Koshigoe (腰越) is a part of the municipality of Kamakura, Kanagawa prefecture, Japan, located at the western end of the beach of Shichirigahama, near Fujisawa. The name seems to stem from the fact it was founded by people who crossed ("goe") the base ("koshi") of the mountains to reach the fertile plains near the sea.

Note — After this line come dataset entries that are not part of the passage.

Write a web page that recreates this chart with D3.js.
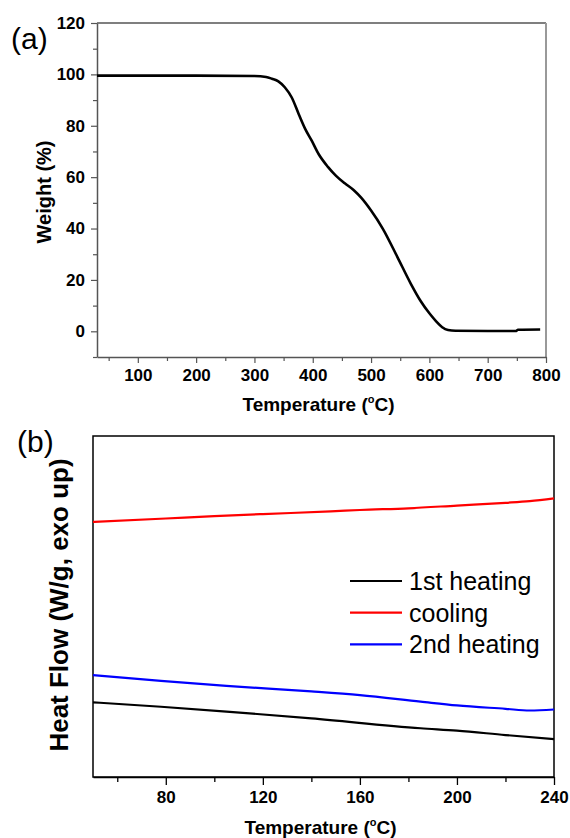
<html>
<script src='https://d3js.org/d3.v7.min.js'></script>
<style>
body {margin: 0; background: white;}
text {font-family: Arial, "Liberation Sans", sans-serif;}
</style>
<body>
<svg width=570 height=838></svg>
<script>

// (a) TGA curve
var tgaTemp   = [30, 100, 200, 300, 320, 330, 341, 352, 364, 376, 387, 398, 410, 426, 440, 455, 470, 483, 500, 520, 545, 568, 585, 600, 612, 622, 632, 645, 700, 748, 752, 790];
var tgaWeight = [99.5, 99.5, 99.5, 99.4, 99.0, 98.3, 97.3, 95.0, 91.0, 84.5, 78.8, 74.3, 69.0, 64.0, 60.5, 57.6, 55.0, 52.0, 47.0, 40.0, 29.0, 18.6, 11.8, 7.0, 3.8, 1.6, 0.5, 0.2, 0.1, 0.1, 0.6, 0.7];
var tgaXTicks = [100, 200, 300, 400, 500, 600, 700, 800];
var tgaYTicks = [0, 20, 40, 60, 80, 100, 120];

// (b) DSC curves (arbitrary units)
var dscSeries = ["1st heating", "cooling", "2nd heating"];
var dscColors = ["black", "red", "blue"];
var heat1Temp = [50, 78, 105, 140, 185, 200, 220, 240];
var heat1Flow = [21.9, 20.6, 19.2, 17.2, 14.3, 13.6, 12.3, 11.1];
var coolTemp  = [50, 80, 100, 120, 148, 160, 180, 200, 220, 230, 240];
var coolFlow  = [74.8, 75.8, 76.5, 77.1, 77.9, 78.3, 78.8, 79.6, 80.4, 80.9, 81.7];
var heat2Temp = [50, 78, 105, 140, 160, 185, 200, 220, 230, 240];
var heat2Flow = [29.9, 28.2, 26.7, 25.1, 24.0, 22.1, 21.0, 20.0, 19.5, 19.8];
var dscXTicks = [80, 120, 160, 200, 240];

var svg = d3.select("svg");

// ---------- panel (a) ----------
var ax = {left: 97, right: 546, top: 23, bottom: 357};
var x1 = d3.scaleLinear().domain([30, 800]).range([ax.left, ax.right]);
var y1 = d3.scaleLinear().domain([-10, 120]).range([ax.bottom, ax.top]);

// frame
svg.append("line").attr("x1", ax.left).attr("x2", ax.right).attr("y1", ax.top).attr("y2", ax.top)
   .attr("stroke", "#555").attr("stroke-width", 1.3);
svg.append("line").attr("x1", ax.right).attr("x2", ax.right).attr("y1", ax.top).attr("y2", ax.bottom)
   .attr("stroke", "#999").attr("stroke-width", 2);

var xa1 = svg.append("g").attr("transform", "translate(0," + ax.bottom + ")")
   .call(d3.axisBottom(x1).tickValues(tgaXTicks).tickSize(6).tickSizeOuter(0).tickPadding(6));
var xm1 = svg.append("g").attr("transform", "translate(0," + ax.bottom + ")")
   .call(d3.axisBottom(x1).tickValues(d3.range(50, 800, 100)).tickSize(4).tickFormat(""));
var ya1 = svg.append("g").attr("transform", "translate(" + ax.left + ",0)")
   .call(d3.axisLeft(y1).tickValues(tgaYTicks).tickSize(6).tickSizeOuter(0).tickPadding(6));
var ym1 = svg.append("g").attr("transform", "translate(" + ax.left + ",0)")
   .call(d3.axisLeft(y1).tickValues(d3.range(-10, 120, 20)).tickSize(4).tickFormat(""));

[xa1, xm1, ya1, ym1].forEach(function(g) {
  g.selectAll("path").attr("stroke", "#555").attr("stroke-width", 1.5);
  g.selectAll("line").attr("stroke", "#555").attr("stroke-width", 1.2);
  g.selectAll("text").attr("font-size", 17).attr("font-weight", "bold")
   .attr("fill", "black").attr("font-family", "Arial, 'Liberation Sans', sans-serif");
});
xm1.select("path").remove();
ym1.select("path").remove();

svg.append("path")
   .datum(d3.zip(tgaTemp, tgaWeight))
   .attr("fill", "none").attr("stroke", "black").attr("stroke-width", 2.6)
   .attr("d", d3.line().x(d => x1(d[0])).y(d => y1(d[1])).curve(d3.curveMonotoneX));

svg.append("text").text("(a)").attr("x", 11).attr("y", 49).attr("font-size", 30);

var t1 = svg.append("text").attr("x", (ax.left + ax.right) / 2 - 3).attr("y", 411)
   .attr("text-anchor", "middle").attr("font-size", 19).attr("font-weight", "bold");
t1.append("tspan").text("Temperature (");
t1.append("tspan").text("o").attr("font-size", 11).attr("dy", -8);
t1.append("tspan").text("C)").attr("dy", 8);

svg.append("text").text("Weight (%)")
   .attr("transform", "translate(51,192) rotate(-90)")
   .attr("text-anchor", "middle").attr("font-size", 20).attr("font-weight", "bold");

// ---------- panel (b) ----------
var bx = {left: 93, right: 554, top: 436, bottom: 777};
var x2 = d3.scaleLinear().domain([50, 240]).range([bx.left, bx.right]);
var y2 = d3.scaleLinear().domain([0, 100]).range([bx.bottom, bx.top]);

svg.append("rect").attr("x", bx.left).attr("y", bx.top)
   .attr("width", bx.right - bx.left).attr("height", bx.bottom - bx.top)
   .attr("fill", "none").attr("stroke", "black").attr("stroke-width", 1.5);

var xa2 = svg.append("g").attr("transform", "translate(0," + bx.bottom + ")")
   .call(d3.axisBottom(x2).tickValues(dscXTicks).tickSize(8).tickSizeOuter(0).tickPadding(6));
var xm2 = svg.append("g").attr("transform", "translate(0," + bx.bottom + ")")
   .call(d3.axisBottom(x2).tickValues([60, 100, 140, 180, 220]).tickSize(5).tickFormat(""));
[xa2, xm2].forEach(function(g) {
  g.selectAll("path").attr("stroke", "black").attr("stroke-width", 1.5);
  g.selectAll("line").attr("stroke", "black").attr("stroke-width", 1.3);
  g.selectAll("text").attr("font-size", 17).attr("font-weight", "bold")
   .attr("fill", "black").attr("font-family", "Arial, 'Liberation Sans', sans-serif");
});
xm2.select("path").remove();

var dscData = [d3.zip(heat1Temp, heat1Flow), d3.zip(coolTemp, coolFlow), d3.zip(heat2Temp, heat2Flow)];
var line2 = d3.line().x(d => x2(d[0])).y(d => y2(d[1])).curve(d3.curveMonotoneX);
dscData.forEach(function(s, i) {
  svg.append("path").datum(s)
     .attr("fill", "none").attr("stroke", dscColors[i]).attr("stroke-width", 2.2)
     .attr("d", line2);
});

// legend
var leg = svg.append("g").attr("transform", "translate(350,581)");
dscSeries.forEach(function(name, i) {
  leg.append("line").attr("x1", 0).attr("x2", 52).attr("y1", i * 31.7).attr("y2", i * 31.7)
     .attr("stroke", dscColors[i]).attr("stroke-width", 2.2);
  leg.append("text").text(name).attr("x", 59).attr("y", i * 31.7 + 9).attr("font-size", 25);
});

svg.append("text").text("(b)").attr("x", 17).attr("y", 452).attr("font-size", 30);

var t2 = svg.append("text").attr("x", (bx.left + bx.right) / 2 - 3).attr("y", 834)
   .attr("text-anchor", "middle").attr("font-size", 19).attr("font-weight", "bold");
t2.append("tspan").text("Temperature (");
t2.append("tspan").text("o").attr("font-size", 11).attr("dy", -8);
t2.append("tspan").text("C)").attr("dy", 8);

svg.append("text").text("Heat Flow (W/g, exo up)")
   .attr("transform", "translate(68,605) rotate(-90)")
   .attr("text-anchor", "middle").attr("font-size", 26).attr("font-weight", "bold");

</script>
</body>
</html>
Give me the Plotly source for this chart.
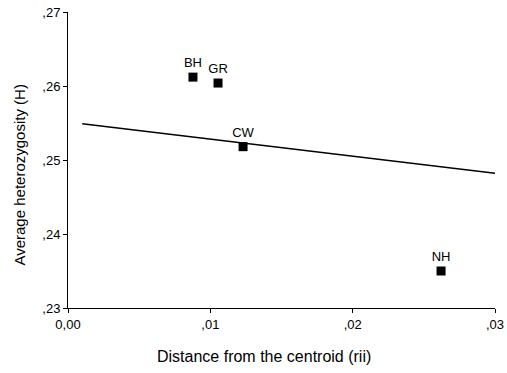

This small town's name has gone down to history for its deep links with beloved hero Minamoto no Yoshitsune who, having defeated the Taira clan in 1185 after the Genpei War, arrived in Koshigoe with Taira no Munemori and his son Taira no Kiyomune as his prisoners in tow. He meant to bring them personally to Kamakura, but was forbidden to enter by his brother Yoritomo. His prisoners were, however, taken away and paraded on Wakamiya Ōji, Kamakura's main street. Yoshitsune waited fruitlessly for the permission to enter for about 20 days at Koshigoe's Manpuku-ji, near Shichirigahama, then dictated to his attendant Benkei a letter for Yoritomo destined to become famous, the "Letter from Koshigoe". He later gave up and left, but his brother pursued him and his severed head, pickled in sake, was exposed to the public's view, again in Koshigoe, four years later. In 1335, Hōjō Tokiyuki was defeated here by Ashikaga Takauji and his army.